* AIM OF THE EXERCISE
Each line below should be retyped exactly, with no pictures.

* DATASET EXCERPT
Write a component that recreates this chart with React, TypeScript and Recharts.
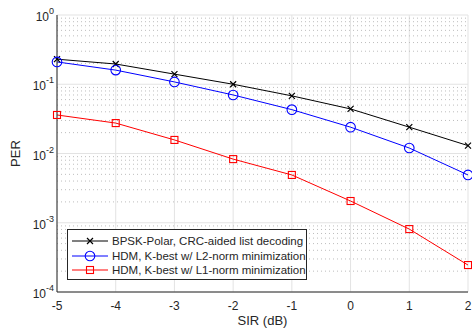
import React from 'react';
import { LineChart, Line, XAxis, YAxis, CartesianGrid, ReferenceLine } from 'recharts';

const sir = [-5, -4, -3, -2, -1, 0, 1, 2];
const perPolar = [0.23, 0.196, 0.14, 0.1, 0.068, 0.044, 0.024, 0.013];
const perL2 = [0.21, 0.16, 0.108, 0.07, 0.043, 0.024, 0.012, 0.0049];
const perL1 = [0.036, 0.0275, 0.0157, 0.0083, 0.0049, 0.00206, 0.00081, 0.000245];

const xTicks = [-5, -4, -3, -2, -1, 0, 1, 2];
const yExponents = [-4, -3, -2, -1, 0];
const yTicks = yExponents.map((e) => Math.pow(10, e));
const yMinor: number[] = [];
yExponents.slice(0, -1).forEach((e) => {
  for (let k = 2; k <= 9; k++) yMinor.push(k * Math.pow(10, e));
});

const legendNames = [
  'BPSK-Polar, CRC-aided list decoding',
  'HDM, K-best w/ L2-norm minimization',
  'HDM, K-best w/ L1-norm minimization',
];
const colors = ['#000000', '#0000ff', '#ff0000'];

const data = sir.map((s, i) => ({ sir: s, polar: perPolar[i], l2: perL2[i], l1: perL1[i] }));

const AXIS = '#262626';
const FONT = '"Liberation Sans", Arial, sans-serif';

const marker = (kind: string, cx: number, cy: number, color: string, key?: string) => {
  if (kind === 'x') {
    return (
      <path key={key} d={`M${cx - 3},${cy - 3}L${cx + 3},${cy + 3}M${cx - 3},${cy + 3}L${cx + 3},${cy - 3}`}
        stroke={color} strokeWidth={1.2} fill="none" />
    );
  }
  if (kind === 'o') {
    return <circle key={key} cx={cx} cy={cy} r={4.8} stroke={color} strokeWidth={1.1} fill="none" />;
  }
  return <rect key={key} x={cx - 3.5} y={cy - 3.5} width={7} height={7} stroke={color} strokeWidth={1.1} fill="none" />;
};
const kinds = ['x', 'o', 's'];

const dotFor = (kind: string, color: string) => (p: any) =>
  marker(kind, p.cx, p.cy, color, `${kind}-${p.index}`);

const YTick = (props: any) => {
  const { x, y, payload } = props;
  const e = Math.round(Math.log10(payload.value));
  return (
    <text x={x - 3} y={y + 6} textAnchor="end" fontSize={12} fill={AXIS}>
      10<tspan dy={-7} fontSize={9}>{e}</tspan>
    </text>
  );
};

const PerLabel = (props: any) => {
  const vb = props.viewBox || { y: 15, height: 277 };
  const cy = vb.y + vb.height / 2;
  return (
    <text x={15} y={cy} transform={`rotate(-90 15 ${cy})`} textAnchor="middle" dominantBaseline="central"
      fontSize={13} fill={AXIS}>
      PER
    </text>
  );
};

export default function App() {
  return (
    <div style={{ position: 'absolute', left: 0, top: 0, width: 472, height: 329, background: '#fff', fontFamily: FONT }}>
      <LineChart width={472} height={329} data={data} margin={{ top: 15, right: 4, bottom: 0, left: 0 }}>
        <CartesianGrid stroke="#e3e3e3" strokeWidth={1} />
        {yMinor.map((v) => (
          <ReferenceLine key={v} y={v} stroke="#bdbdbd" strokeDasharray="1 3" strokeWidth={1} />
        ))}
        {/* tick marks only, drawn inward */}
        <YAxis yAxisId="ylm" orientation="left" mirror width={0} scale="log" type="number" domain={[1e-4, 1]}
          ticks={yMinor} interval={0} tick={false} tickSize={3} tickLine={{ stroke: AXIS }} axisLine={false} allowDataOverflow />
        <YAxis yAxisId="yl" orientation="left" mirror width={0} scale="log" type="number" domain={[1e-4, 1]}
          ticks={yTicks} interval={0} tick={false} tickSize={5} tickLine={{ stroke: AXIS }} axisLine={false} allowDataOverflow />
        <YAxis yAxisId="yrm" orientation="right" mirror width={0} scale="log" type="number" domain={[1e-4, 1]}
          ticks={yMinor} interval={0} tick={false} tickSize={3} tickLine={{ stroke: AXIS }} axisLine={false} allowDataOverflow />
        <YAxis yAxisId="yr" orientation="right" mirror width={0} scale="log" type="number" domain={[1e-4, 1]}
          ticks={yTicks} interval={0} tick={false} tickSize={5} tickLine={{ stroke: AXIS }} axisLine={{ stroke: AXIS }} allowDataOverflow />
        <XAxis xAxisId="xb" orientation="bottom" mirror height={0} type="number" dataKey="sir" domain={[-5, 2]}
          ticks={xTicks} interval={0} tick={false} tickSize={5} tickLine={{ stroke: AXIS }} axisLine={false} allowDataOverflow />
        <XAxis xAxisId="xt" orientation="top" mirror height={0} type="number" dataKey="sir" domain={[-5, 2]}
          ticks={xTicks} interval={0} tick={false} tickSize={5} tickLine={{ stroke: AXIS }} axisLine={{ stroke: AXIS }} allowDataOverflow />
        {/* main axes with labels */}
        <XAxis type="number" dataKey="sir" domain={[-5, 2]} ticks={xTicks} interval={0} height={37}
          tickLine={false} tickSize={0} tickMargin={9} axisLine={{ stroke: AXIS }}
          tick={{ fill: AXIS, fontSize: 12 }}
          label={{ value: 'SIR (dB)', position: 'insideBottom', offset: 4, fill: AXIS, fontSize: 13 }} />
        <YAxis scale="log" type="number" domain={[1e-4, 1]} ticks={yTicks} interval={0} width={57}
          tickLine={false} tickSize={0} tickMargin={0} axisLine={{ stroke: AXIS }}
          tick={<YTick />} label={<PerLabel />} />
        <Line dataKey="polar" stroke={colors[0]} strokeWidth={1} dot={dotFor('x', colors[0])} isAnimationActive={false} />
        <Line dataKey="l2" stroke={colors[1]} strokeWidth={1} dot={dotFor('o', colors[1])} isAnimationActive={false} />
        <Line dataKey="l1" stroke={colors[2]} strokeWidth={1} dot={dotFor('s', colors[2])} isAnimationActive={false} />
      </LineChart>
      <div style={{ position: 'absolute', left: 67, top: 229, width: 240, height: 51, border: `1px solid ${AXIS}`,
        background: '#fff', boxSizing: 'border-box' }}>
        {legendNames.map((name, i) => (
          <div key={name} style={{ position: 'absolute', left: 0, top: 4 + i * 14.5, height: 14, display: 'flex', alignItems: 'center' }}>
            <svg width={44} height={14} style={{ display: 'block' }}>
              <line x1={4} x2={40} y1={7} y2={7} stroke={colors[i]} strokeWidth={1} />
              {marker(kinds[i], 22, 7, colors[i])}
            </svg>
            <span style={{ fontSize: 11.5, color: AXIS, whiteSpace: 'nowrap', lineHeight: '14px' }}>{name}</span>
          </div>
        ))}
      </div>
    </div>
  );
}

* EXERCISE RESULT
Write a component that recreates this chart with React, TypeScript and Recharts.
import React from 'react';
import { LineChart, Line, XAxis, YAxis, CartesianGrid, ReferenceLine } from 'recharts';

const sir = [-5, -4, -3, -2, -1, 0, 1, 2];
const perPolar = [0.23, 0.196, 0.14, 0.1, 0.068, 0.044, 0.024, 0.013];
const perL2 = [0.21, 0.16, 0.108, 0.07, 0.043, 0.024, 0.012, 0.0049];
const perL1 = [0.036, 0.0275, 0.0157, 0.0083, 0.0049, 0.00206, 0.00081, 0.000245];

const xTicks = [-5, -4, -3, -2, -1, 0, 1, 2];
const yExponents = [-4, -3, -2, -1, 0];
const yTicks = yExponents.map((e) => Math.pow(10, e));
const yMinor: number[] = [];
yExponents.slice(0, -1).forEach((e) => {
  for (let k = 2; k <= 9; k++) yMinor.push(k * Math.pow(10, e));
});

const legendNames = [
  'BPSK-Polar, CRC-aided list decoding',
  'HDM, K-best w/ L2-norm minimization',
  'HDM, K-best w/ L1-norm minimization',
];
const colors = ['#000000', '#0000ff', '#ff0000'];

const data = sir.map((s, i) => ({ sir: s, polar: perPolar[i], l2: perL2[i], l1: perL1[i] }));

const AXIS = '#262626';
const FONT = '"Liberation Sans", Arial, sans-serif';

const marker = (kind: string, cx: number, cy: number, color: string, key?: string) => {
  if (kind === 'x') {
    return (
      <path key={key} d={`M${cx - 3},${cy - 3}L${cx + 3},${cy + 3}M${cx - 3},${cy + 3}L${cx + 3},${cy - 3}`}
        stroke={color} strokeWidth={1.2} fill="none" />
    );
  }
  if (kind === 'o') {
    return <circle key={key} cx={cx} cy={cy} r={4.8} stroke={color} strokeWidth={1.1} fill="none" />;
  }
  return <rect key={key} x={cx - 3.5} y={cy - 3.5} width={7} height={7} stroke={color} strokeWidth={1.1} fill="none" />;
};
const kinds = ['x', 'o', 's'];

const dotFor = (kind: string, color: string) => (p: any) =>
  marker(kind, p.cx, p.cy, color, `${kind}-${p.index}`);

const YTick = (props: any) => {
  const { x, y, payload } = props;
  const e = Math.round(Math.log10(payload.value));
  return (
    <text x={x - 3} y={y + 6} textAnchor="end" fontSize={12} fill={AXIS}>
      10<tspan dy={-7} fontSize={9}>{e}</tspan>
    </text>
  );
};

const PerLabel = (props: any) => {
  const vb = props.viewBox || { y: 15, height: 277 };
  const cy = vb.y + vb.height / 2;
  return (
    <text x={15} y={cy} transform={`rotate(-90 15 ${cy})`} textAnchor="middle" dominantBaseline="central"
      fontSize={13} fill={AXIS}>
      PER
    </text>
  );
};

export default function App() {
  return (
    <div style={{ position: 'absolute', left: 0, top: 0, width: 472, height: 329, background: '#fff', fontFamily: FONT }}>
      <LineChart width={472} height={329} data={data} margin={{ top: 15, right: 4, bottom: 0, left: 0 }}>
        <CartesianGrid stroke="#e3e3e3" strokeWidth={1} />
        {yMinor.map((v) => (
          <ReferenceLine key={v} y={v} stroke="#bdbdbd" strokeDasharray="1 3" strokeWidth={1} />
        ))}
        {/* tick marks only, drawn inward */}
        <YAxis yAxisId="ylm" orientation="left" mirror width={0} scale="log" type="number" domain={[1e-4, 1]}
          ticks={yMinor} interval={0} tick={false} tickSize={3} tickLine={{ stroke: AXIS }} axisLine={false} allowDataOverflow />
        <YAxis yAxisId="yl" orientation="left" mirror width={0} scale="log" type="number" domain={[1e-4, 1]}
          ticks={yTicks} interval={0} tick={false} tickSize={5} tickLine={{ stroke: AXIS }} axisLine={false} allowDataOverflow />
        <YAxis yAxisId="yrm" orientation="right" mirror width={0} scale="log" type="number" domain={[1e-4, 1]}
          ticks={yMinor} interval={0} tick={false} tickSize={3} tickLine={{ stroke: AXIS }} axisLine={false} allowDataOverflow />
        <YAxis yAxisId="yr" orientation="right" mirror width={0} scale="log" type="number" domain={[1e-4, 1]}
          ticks={yTicks} interval={0} tick={false} tickSize={5} tickLine={{ stroke: AXIS }} axisLine={{ stroke: AXIS }} allowDataOverflow />
        <XAxis xAxisId="xb" orientation="bottom" mirror height={0} type="number" dataKey="sir" domain={[-5, 2]}
          ticks={xTicks} interval={0} tick={false} tickSize={5} tickLine={{ stroke: AXIS }} axisLine={false} allowDataOverflow />
        <XAxis xAxisId="xt" orientation="top" mirror height={0} type="number" dataKey="sir" domain={[-5, 2]}
          ticks={xTicks} interval={0} tick={false} tickSize={5} tickLine={{ stroke: AXIS }} axisLine={{ stroke: AXIS }} allowDataOverflow />
        {/* main axes with labels */}
        <XAxis type="number" dataKey="sir" domain={[-5, 2]} ticks={xTicks} interval={0} height={37}
          tickLine={false} tickSize={0} tickMargin={9} axisLine={{ stroke: AXIS }}
          tick={{ fill: AXIS, fontSize: 12 }}
          label={{ value: 'SIR (dB)', position: 'insideBottom', offset: 4, fill: AXIS, fontSize: 13 }} />
        <YAxis scale="log" type="number" domain={[1e-4, 1]} ticks={yTicks} interval={0} width={57}
          tickLine={false} tickSize={0} tickMargin={0} axisLine={{ stroke: AXIS }}
          tick={<YTick />} label={<PerLabel />} />
        <Line dataKey="polar" stroke={colors[0]} strokeWidth={1} dot={dotFor('x', colors[0])} isAnimationActive={false} />
        <Line dataKey="l2" stroke={colors[1]} strokeWidth={1} dot={dotFor('o', colors[1])} isAnimationActive={false} />
        <Line dataKey="l1" stroke={colors[2]} strokeWidth={1} dot={dotFor('s', colors[2])} isAnimationActive={false} />
      </LineChart>
      <div style={{ position: 'absolute', left: 67, top: 229, width: 240, height: 51, border: `1px solid ${AXIS}`,
        background: '#fff', boxSizing: 'border-box' }}>
        {legendNames.map((name, i) => (
          <div key={name} style={{ position: 'absolute', left: 0, top: 4 + i * 14.5, height: 14, display: 'flex', alignItems: 'center' }}>
            <svg width={44} height={14} style={{ display: 'block' }}>
              <line x1={4} x2={40} y1={7} y2={7} stroke={colors[i]} strokeWidth={1} />
              {marker(kinds[i], 22, 7, colors[i])}
            </svg>
            <span style={{ fontSize: 11.5, color: AXIS, whiteSpace: 'nowrap', lineHeight: '14px' }}>{name}</span>
          </div>
        ))}
      </div>
    </div>
  );
}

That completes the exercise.